Cosicchè, dopo le manifestazioni popolari tenutesi a Roseto e ad Amendolara, la vertenza assume un profilo istituzionale e si sposta sui tavoli… che contano, con il fermo proposito di fermare l’autentica macchina da guerra delle compagnie petrolifere che, con l’avallo di un governo “tecnico” dimostratosi poco attento ai rischi che corre un tratto di mare chiuso come il Golfo di Taranto, sono pronte a trasformare il “mare nostrum” in un’autentica gruviera alla spasmodica ricerca dell’oro nero. Per contrastare tale disegno ecco pronte e già calendarizzate alcune iniziative istituzionali: si parte venerdì 21 giugno alle ore 11.00 con l’arrivo nell’Alto Jonio e precisamente presso il Castello Federiciano di Roseto della commissione regionale “Ambiente e Territorio”.

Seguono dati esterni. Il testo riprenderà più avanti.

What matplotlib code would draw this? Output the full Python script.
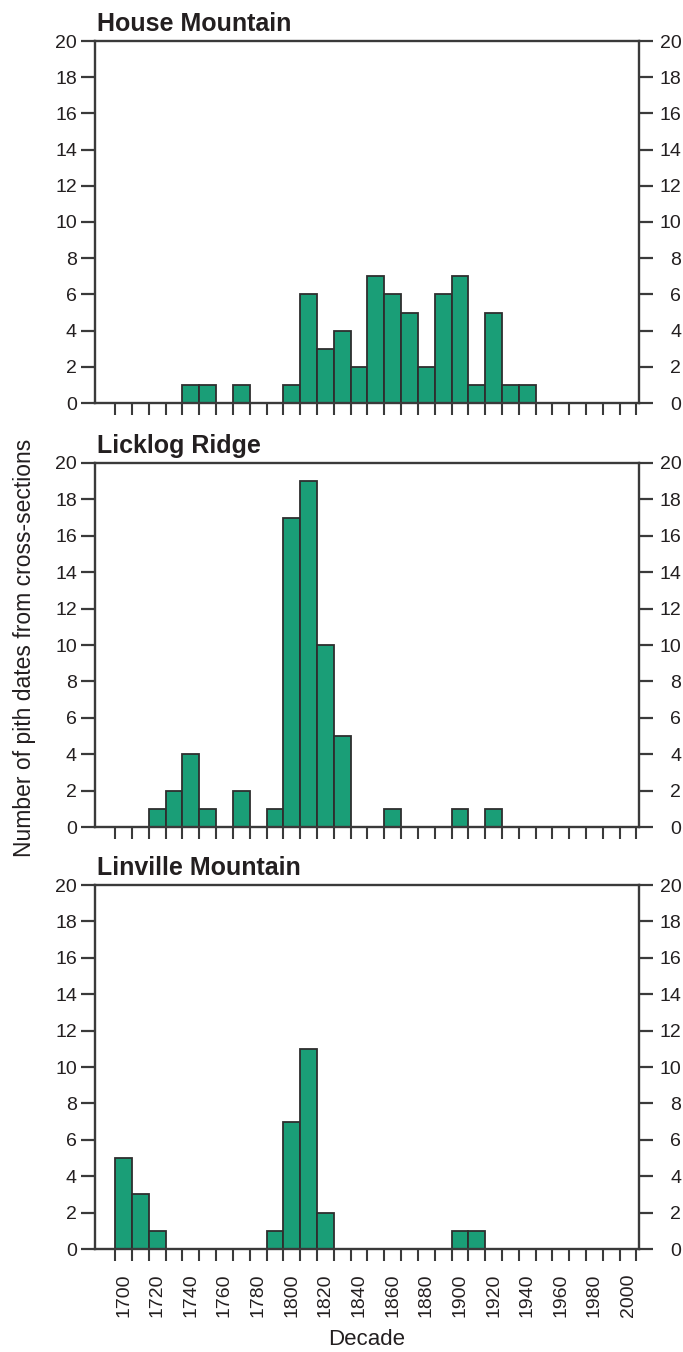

L’incontro è stato promosso, d’intesa con il consigliere regionale Mario Franchino, dal sindaco di Roseto Franco Durso e dal vice-sindaco con delega all’Ambiente Rosanna Mazzia. Tutta la commissione, di cui come è noto è presidente l’on. Gianluca Gallo e componente l’on. Mario Franchino, si incontrerà con i sindaci, con i rappresentanti del movimento “NO TRIV” e le associazioni ambientaliste, non certo per fare passerella politica, ma per stilare un documento “tecnico” da sottoporre al ministro per l’Ambiente Andrea Orlando nell’incontro già fissato a Roma, presso il Ministero, per giovedì 27 giugno ed a cui prenderanno parte i suddetti consiglieri regionali ed una delegazione di sindaci. Ma non è finita qui perché la pista istituzionale ha portato fino a Bruxelles per merito dell’europarlamentare Pino Arlacchi del PD il quale, messo a conoscenza della problematica dal consigliere regionale Mario Franchino e resosi conto di persona nel corso di una sua venuta in loco dei rischi che corre il mare Jonio e delle preoccupazioni delle popolazioni e delle istituzioni locali, ha presentato due interrogazioni scritte, una alla Giunta regionale e una al Consiglio Europeo.
Dopo aver riferito dell’avvio delle procedure per l’inizio delle trivellazioni nel Golfo di Taranto da parte di ben 8 compagnie ed aver evidenziato l’elevato grado di sismicità, i rischi di possibili “tsunami” di un mare chiuso ed il grave rischio da inquinamento che deriverebbe da dispersione in mare di idrocarburi, l’on. Arlacchi ha chiesto al Consiglio ed alla Giunta dell’Unione Europea «-se le normative in materia di prevenzione delle catastrofi naturali siano state rispettate, -se e in quale modo le autorità europee possono intervenire per sospendere tutte le attività…e, infine, -se i rischi di eventi sismici… con le ricadute anche finanziarie sull’economia, siano stati adeguatamente valutati nel momento in cui è stato deciso di autorizzare le ricerche».